**Work required:** Retype exactly what runs from the first line of the data to the line with "from bokeh.resources import INLINE", keeping both of those lines and skipping pictures.
═══ Source data
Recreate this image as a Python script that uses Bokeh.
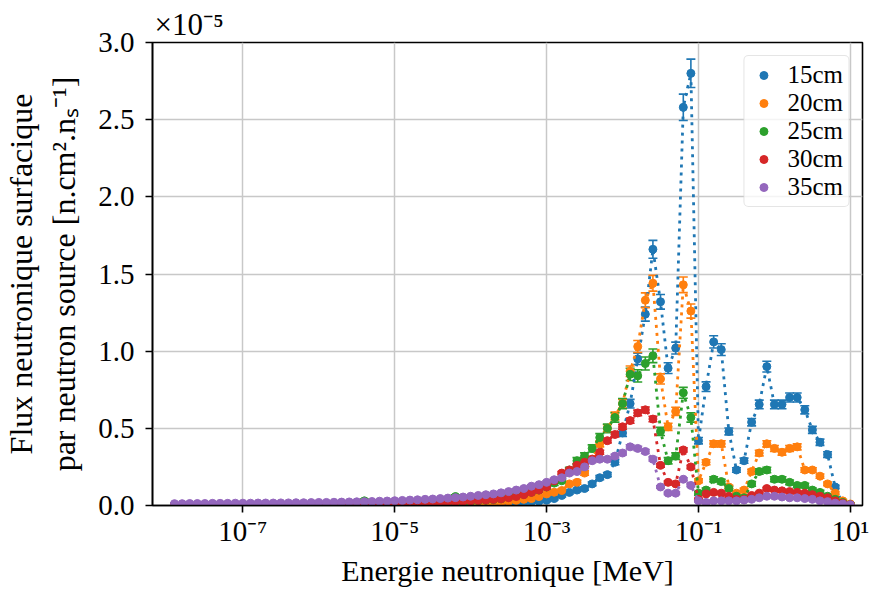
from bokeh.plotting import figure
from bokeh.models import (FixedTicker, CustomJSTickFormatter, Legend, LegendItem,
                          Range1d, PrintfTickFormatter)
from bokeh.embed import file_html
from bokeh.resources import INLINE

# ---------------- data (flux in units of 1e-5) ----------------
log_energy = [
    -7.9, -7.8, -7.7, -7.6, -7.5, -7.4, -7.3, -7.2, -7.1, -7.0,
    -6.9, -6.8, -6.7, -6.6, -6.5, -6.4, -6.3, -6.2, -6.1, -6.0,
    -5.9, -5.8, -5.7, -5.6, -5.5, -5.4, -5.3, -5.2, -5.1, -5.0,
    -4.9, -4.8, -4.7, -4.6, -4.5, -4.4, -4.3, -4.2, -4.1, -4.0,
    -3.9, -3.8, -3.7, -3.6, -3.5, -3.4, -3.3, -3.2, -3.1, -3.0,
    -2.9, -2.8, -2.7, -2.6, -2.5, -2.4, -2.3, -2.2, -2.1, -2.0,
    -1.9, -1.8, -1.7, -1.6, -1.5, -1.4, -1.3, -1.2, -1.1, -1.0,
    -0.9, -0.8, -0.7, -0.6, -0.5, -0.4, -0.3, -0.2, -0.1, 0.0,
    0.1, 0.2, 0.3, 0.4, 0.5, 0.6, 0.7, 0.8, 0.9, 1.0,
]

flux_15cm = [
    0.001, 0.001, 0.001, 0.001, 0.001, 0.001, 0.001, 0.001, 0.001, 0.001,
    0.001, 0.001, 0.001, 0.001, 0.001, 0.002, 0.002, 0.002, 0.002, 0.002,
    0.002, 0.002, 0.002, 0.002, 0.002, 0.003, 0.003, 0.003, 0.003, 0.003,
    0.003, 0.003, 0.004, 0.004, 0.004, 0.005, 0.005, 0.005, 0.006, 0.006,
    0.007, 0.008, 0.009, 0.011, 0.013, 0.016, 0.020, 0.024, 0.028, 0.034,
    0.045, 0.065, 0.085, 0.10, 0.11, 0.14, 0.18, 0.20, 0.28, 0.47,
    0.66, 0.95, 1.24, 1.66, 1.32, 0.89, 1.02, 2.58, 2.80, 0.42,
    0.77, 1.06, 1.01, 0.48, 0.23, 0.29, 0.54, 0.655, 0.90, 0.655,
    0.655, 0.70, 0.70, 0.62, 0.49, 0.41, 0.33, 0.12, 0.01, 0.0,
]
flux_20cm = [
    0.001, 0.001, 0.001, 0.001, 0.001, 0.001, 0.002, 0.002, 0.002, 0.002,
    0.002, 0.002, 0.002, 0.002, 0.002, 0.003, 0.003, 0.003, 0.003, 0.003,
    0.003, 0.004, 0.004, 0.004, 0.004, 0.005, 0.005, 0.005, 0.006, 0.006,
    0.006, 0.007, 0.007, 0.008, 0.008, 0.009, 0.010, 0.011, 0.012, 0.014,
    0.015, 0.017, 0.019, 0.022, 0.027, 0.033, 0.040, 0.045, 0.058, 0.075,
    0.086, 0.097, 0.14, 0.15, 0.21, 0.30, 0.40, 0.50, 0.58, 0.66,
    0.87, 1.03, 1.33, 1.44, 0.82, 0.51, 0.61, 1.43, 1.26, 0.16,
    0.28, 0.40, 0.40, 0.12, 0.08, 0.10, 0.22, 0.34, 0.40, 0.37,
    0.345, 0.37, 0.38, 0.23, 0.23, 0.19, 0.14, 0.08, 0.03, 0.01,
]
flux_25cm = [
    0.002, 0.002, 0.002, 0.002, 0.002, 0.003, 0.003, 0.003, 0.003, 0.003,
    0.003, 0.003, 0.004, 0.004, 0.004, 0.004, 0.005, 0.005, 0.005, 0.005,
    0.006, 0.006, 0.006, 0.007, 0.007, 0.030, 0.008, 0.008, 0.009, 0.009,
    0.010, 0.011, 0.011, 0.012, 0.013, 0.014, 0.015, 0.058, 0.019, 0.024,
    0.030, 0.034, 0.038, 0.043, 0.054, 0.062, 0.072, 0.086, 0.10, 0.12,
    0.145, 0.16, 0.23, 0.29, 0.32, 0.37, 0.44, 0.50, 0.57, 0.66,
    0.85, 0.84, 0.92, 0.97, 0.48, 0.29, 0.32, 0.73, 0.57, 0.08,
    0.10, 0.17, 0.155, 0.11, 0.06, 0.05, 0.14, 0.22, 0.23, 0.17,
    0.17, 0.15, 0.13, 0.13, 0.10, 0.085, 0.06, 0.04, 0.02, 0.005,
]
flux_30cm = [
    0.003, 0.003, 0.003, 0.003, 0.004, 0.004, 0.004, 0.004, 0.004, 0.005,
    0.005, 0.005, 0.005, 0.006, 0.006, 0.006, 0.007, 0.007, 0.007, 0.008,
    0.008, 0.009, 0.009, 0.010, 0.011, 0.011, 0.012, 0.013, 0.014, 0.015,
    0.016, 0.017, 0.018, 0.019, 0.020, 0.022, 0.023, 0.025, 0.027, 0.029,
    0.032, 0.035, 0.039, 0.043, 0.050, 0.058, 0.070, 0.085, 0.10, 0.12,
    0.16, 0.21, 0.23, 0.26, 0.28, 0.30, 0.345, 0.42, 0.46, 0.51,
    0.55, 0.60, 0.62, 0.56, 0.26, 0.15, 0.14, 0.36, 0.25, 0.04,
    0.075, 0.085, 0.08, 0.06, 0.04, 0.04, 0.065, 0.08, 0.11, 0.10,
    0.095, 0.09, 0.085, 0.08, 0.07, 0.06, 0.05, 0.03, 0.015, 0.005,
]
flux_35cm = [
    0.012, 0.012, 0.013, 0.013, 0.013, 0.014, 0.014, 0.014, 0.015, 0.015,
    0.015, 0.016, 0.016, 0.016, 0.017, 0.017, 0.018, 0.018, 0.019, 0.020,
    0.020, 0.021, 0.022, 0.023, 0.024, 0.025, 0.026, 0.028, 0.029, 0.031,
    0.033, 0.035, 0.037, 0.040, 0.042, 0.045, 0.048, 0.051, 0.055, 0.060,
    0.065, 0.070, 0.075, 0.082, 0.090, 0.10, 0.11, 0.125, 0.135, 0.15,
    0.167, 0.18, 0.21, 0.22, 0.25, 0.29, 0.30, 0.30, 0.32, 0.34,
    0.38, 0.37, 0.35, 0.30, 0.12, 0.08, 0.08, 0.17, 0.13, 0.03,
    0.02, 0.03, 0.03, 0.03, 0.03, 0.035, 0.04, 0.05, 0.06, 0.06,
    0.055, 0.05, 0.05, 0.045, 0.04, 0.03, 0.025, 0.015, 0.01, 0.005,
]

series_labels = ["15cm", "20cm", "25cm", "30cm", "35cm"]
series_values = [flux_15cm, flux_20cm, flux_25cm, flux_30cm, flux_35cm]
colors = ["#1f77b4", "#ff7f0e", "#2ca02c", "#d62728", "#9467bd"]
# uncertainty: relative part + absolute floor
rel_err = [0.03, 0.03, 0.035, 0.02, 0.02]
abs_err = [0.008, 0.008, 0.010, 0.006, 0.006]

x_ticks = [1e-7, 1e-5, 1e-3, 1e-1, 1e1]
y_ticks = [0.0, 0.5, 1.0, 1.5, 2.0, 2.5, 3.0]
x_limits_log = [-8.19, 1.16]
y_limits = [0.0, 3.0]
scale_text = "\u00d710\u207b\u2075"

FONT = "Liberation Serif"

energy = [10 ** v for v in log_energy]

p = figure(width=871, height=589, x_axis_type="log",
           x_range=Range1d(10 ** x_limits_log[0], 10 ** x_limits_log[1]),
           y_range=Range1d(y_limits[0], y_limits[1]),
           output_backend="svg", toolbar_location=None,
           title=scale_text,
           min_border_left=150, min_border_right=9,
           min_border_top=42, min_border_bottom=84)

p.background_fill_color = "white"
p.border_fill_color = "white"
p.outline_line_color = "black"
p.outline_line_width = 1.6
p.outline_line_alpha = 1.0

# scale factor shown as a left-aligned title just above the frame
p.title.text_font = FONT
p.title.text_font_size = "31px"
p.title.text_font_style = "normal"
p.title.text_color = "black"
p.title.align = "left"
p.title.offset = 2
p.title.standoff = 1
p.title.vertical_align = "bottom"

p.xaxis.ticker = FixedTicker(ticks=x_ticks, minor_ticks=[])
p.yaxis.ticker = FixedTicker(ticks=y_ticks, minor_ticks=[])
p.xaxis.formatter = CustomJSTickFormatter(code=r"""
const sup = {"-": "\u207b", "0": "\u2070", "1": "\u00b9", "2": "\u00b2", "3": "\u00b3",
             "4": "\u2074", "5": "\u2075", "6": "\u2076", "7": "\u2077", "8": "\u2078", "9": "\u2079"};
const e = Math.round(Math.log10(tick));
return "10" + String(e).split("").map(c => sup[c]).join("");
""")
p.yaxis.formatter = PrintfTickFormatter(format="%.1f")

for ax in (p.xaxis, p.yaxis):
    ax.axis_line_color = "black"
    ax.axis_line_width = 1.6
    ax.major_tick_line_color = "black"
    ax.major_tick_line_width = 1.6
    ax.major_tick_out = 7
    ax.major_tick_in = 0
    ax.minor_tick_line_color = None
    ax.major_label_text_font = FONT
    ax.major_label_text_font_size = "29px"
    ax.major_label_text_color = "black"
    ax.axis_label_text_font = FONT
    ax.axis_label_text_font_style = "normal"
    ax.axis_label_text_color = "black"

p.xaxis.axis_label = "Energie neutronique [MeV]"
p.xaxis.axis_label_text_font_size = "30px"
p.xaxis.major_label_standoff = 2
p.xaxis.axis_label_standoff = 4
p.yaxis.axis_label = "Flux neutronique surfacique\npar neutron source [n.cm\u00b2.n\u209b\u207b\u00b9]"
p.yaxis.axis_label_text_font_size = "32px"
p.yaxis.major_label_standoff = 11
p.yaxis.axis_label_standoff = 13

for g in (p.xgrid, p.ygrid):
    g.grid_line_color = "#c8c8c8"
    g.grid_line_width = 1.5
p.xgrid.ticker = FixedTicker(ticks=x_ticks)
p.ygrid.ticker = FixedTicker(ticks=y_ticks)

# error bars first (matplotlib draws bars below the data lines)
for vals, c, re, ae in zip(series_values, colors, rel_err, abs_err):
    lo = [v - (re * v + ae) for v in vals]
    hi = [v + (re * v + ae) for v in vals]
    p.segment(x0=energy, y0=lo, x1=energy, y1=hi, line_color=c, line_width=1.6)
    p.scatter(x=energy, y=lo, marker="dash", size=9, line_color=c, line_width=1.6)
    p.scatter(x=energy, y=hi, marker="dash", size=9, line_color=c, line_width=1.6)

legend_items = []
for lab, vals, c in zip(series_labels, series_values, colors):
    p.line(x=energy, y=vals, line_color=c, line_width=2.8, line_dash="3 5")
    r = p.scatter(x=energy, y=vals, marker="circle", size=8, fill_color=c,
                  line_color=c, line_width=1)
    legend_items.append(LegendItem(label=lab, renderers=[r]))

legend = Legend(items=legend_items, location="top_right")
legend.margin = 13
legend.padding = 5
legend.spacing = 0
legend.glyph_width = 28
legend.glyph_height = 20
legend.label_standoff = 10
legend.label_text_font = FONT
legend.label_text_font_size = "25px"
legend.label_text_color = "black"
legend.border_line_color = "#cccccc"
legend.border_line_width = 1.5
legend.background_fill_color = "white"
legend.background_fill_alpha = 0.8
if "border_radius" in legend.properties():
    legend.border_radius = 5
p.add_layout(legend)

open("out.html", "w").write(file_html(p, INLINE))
══════
**Right answer:**
Recreate this image as a Python script that uses Bokeh.
from bokeh.plotting import figure
from bokeh.models import (FixedTicker, CustomJSTickFormatter, Legend, LegendItem,
                          Range1d, PrintfTickFormatter)
from bokeh.embed import file_html
from bokeh.resources import INLINE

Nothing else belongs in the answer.